Sonia Sotomayor and Affirmative Action

By Conor Clarke

When I see a walking, talking anachronism like Pat Buchanan say on MSNBC that Sonia Sotomayor isn't qualified for the Supreme Court because she's an affirmative action baby (via Ta-Nehisi Coates and Ezra Klein), I think back to one of the favorite conservative criticisms of race-based affirmative action: It will forever tar the accomplishments of its beneficiaries. In a way, the fact that Buchanan's worry is so widely shared is obvious proof that this criticism is true. And, in a way, it just proves that the criticism is self-fulfilling. If the same people who doubt the efficacy of affirmative action also doubt its beneficiaries, there's nothing terribly interesting about the latter critique.

Mostly, however, I think it underlines the importance of thinking and talking about affirmative action as a program designed to alleviate a lack of opportunity (e.g., systematic racism, poverty) rather than accomplish some secondary goal (like better classroom discussions).

I made one version of this argument a couple of days ago -- and expanded it here here and here -- but I want to add a few more points. At the heart of Buchanan's critique is a sense that anyone who was a benficiary of affirmative action in the past cannot be well-qualified today.
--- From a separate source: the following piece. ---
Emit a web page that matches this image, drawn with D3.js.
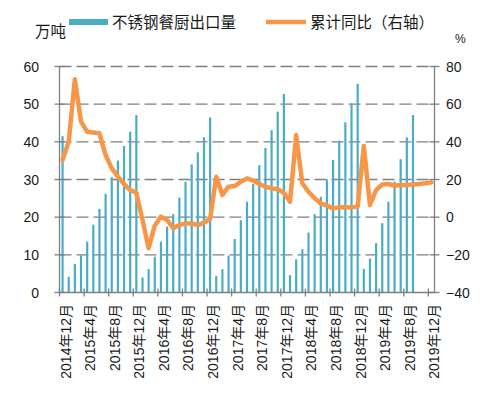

I don't think this argument can stand scrutiny.

That's because one's qualifications in the present are a function of one's opportunities in the past. There are very talented white children born in the lap of luxury on the upper west side of Manhattan, and there are equally talented Hispanic children born in poverty in the south Bronx. It should surprise exactly no one, except possibly Pat Buchanan and Michael Goldfarb, to learn that they will not get the same SAT scores. An affirmative action system that corrects for this lack of balance is not taking a "less qualified" person and putting her above a "more qualified" person. It is giving equally qualified people the same opportunities. This is liberalism 101, not rocket science.